WORK REQUIRED — Extract exactly the lines from the top of the records through the line containing "fig = plt.figure(figsize=(W", and keep pictures out of the copy.

##########

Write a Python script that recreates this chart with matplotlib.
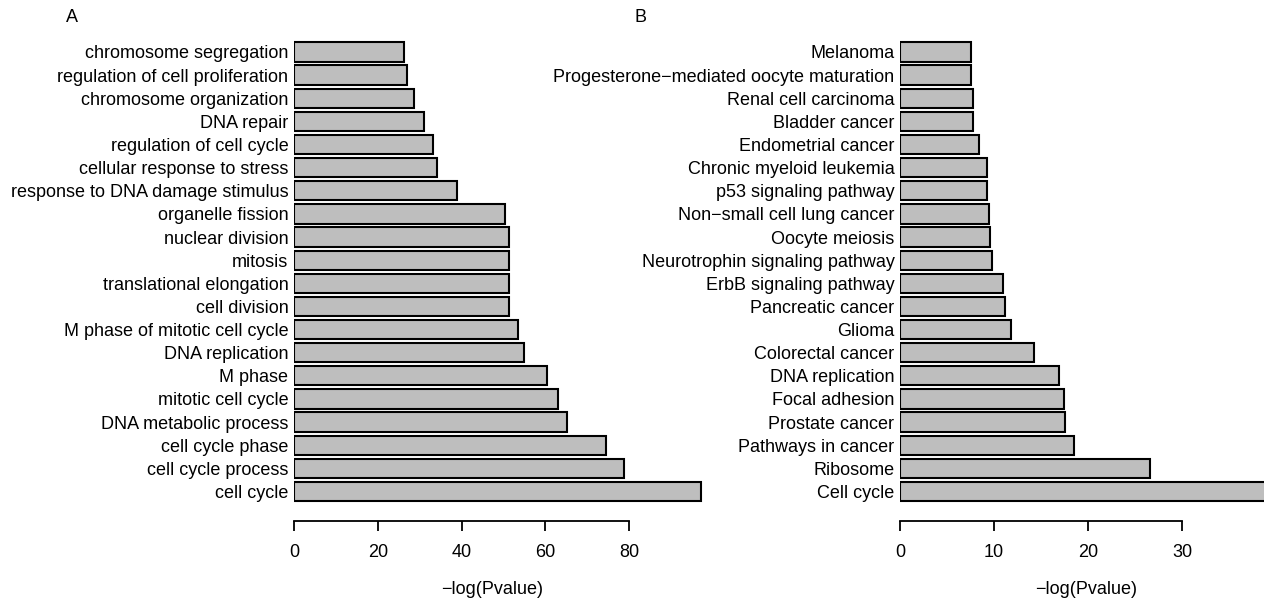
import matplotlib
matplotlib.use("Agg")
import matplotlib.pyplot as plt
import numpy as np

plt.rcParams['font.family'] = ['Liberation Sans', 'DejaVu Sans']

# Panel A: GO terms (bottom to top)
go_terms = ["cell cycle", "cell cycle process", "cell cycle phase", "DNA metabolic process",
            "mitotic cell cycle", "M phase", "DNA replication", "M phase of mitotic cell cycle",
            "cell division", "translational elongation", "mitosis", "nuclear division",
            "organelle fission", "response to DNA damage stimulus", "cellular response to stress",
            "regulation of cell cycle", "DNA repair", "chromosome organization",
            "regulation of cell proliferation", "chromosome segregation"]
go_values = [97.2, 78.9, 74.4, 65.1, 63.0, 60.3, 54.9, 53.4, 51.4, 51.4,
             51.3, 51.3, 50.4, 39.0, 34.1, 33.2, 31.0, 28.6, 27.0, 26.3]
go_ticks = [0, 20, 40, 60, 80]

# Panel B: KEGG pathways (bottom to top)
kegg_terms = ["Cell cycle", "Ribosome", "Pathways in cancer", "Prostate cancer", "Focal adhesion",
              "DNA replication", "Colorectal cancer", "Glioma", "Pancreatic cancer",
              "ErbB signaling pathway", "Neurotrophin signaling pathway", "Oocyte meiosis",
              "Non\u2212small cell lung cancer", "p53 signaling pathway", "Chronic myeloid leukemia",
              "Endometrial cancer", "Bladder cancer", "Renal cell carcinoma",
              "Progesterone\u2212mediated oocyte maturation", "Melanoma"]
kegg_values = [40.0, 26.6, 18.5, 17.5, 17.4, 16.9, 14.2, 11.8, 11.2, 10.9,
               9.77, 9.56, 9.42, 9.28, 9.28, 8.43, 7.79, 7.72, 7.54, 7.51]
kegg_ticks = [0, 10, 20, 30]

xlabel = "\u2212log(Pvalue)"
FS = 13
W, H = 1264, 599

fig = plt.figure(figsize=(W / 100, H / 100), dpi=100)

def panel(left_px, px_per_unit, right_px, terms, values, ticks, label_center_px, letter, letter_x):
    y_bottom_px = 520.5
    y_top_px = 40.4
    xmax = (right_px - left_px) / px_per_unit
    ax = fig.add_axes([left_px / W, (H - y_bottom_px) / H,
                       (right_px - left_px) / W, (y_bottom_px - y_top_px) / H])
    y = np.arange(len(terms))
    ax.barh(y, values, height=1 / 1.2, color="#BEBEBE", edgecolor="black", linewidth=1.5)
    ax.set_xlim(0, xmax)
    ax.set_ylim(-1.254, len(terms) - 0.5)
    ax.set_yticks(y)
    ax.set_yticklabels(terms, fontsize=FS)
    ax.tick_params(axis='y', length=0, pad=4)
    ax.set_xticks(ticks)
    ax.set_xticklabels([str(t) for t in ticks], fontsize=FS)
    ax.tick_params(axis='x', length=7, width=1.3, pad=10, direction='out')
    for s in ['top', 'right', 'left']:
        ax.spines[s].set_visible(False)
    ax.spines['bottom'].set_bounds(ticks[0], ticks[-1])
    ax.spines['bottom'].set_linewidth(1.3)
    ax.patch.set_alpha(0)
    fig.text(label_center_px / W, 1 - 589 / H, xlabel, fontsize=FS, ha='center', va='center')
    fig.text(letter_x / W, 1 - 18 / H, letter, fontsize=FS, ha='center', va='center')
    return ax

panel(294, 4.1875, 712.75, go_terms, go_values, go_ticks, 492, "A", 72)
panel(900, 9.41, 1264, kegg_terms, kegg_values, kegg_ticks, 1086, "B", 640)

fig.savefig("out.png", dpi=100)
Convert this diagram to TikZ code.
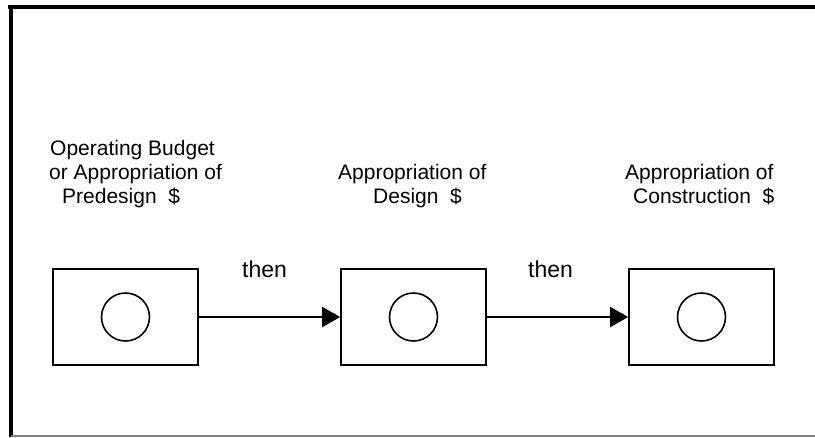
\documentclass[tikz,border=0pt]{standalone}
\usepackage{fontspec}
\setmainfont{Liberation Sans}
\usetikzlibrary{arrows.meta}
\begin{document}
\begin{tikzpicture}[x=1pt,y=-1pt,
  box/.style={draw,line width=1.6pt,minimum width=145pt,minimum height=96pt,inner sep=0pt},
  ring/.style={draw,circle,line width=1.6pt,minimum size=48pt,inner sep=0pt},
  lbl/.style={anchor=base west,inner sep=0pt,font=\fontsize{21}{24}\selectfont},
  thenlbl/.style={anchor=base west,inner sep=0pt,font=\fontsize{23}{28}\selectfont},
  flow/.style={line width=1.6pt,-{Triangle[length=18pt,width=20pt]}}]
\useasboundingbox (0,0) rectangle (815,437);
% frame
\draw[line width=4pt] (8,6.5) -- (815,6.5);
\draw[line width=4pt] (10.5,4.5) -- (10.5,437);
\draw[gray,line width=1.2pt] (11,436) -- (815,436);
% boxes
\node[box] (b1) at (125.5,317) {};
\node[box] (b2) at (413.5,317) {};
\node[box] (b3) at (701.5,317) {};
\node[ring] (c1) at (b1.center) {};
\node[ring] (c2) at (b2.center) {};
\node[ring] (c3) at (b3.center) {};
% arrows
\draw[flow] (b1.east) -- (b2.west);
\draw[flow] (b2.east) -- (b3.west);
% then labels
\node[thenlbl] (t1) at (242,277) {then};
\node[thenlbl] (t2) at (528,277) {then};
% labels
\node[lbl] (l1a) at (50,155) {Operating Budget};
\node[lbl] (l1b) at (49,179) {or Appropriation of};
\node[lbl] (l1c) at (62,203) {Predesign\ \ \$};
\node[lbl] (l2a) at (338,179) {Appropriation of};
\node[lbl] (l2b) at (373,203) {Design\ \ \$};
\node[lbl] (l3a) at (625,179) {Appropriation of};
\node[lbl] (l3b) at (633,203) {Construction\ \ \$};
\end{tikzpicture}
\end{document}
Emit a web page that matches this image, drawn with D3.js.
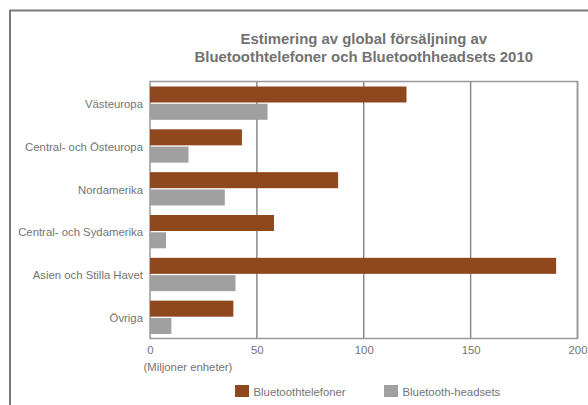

##########

PROBLEM SOLUTION —
Write a Python script that recreates this chart with matplotlib.
import matplotlib
matplotlib.use("Agg")
import matplotlib.pyplot as plt
import numpy as np

plt.rcParams['font.family'] = ['Liberation Sans', 'DejaVu Sans']

# Panel A: GO terms (bottom to top)
go_terms = ["cell cycle", "cell cycle process", "cell cycle phase", "DNA metabolic process",
            "mitotic cell cycle", "M phase", "DNA replication", "M phase of mitotic cell cycle",
            "cell division", "translational elongation", "mitosis", "nuclear division",
            "organelle fission", "response to DNA damage stimulus", "cellular response to stress",
            "regulation of cell cycle", "DNA repair", "chromosome organization",
            "regulation of cell proliferation", "chromosome segregation"]
go_values = [97.2, 78.9, 74.4, 65.1, 63.0, 60.3, 54.9, 53.4, 51.4, 51.4,
             51.3, 51.3, 50.4, 39.0, 34.1, 33.2, 31.0, 28.6, 27.0, 26.3]
go_ticks = [0, 20, 40, 60, 80]

# Panel B: KEGG pathways (bottom to top)
kegg_terms = ["Cell cycle", "Ribosome", "Pathways in cancer", "Prostate cancer", "Focal adhesion",
              "DNA replication", "Colorectal cancer", "Glioma", "Pancreatic cancer",
              "ErbB signaling pathway", "Neurotrophin signaling pathway", "Oocyte meiosis",
              "Non\u2212small cell lung cancer", "p53 signaling pathway", "Chronic myeloid leukemia",
              "Endometrial cancer", "Bladder cancer", "Renal cell carcinoma",
              "Progesterone\u2212mediated oocyte maturation", "Melanoma"]
kegg_values = [40.0, 26.6, 18.5, 17.5, 17.4, 16.9, 14.2, 11.8, 11.2, 10.9,
               9.77, 9.56, 9.42, 9.28, 9.28, 8.43, 7.79, 7.72, 7.54, 7.51]
kegg_ticks = [0, 10, 20, 30]

xlabel = "\u2212log(Pvalue)"
FS = 13
W, H = 1264, 599

fig = plt.figure(figsize=(W / 100, H / 100), dpi=100)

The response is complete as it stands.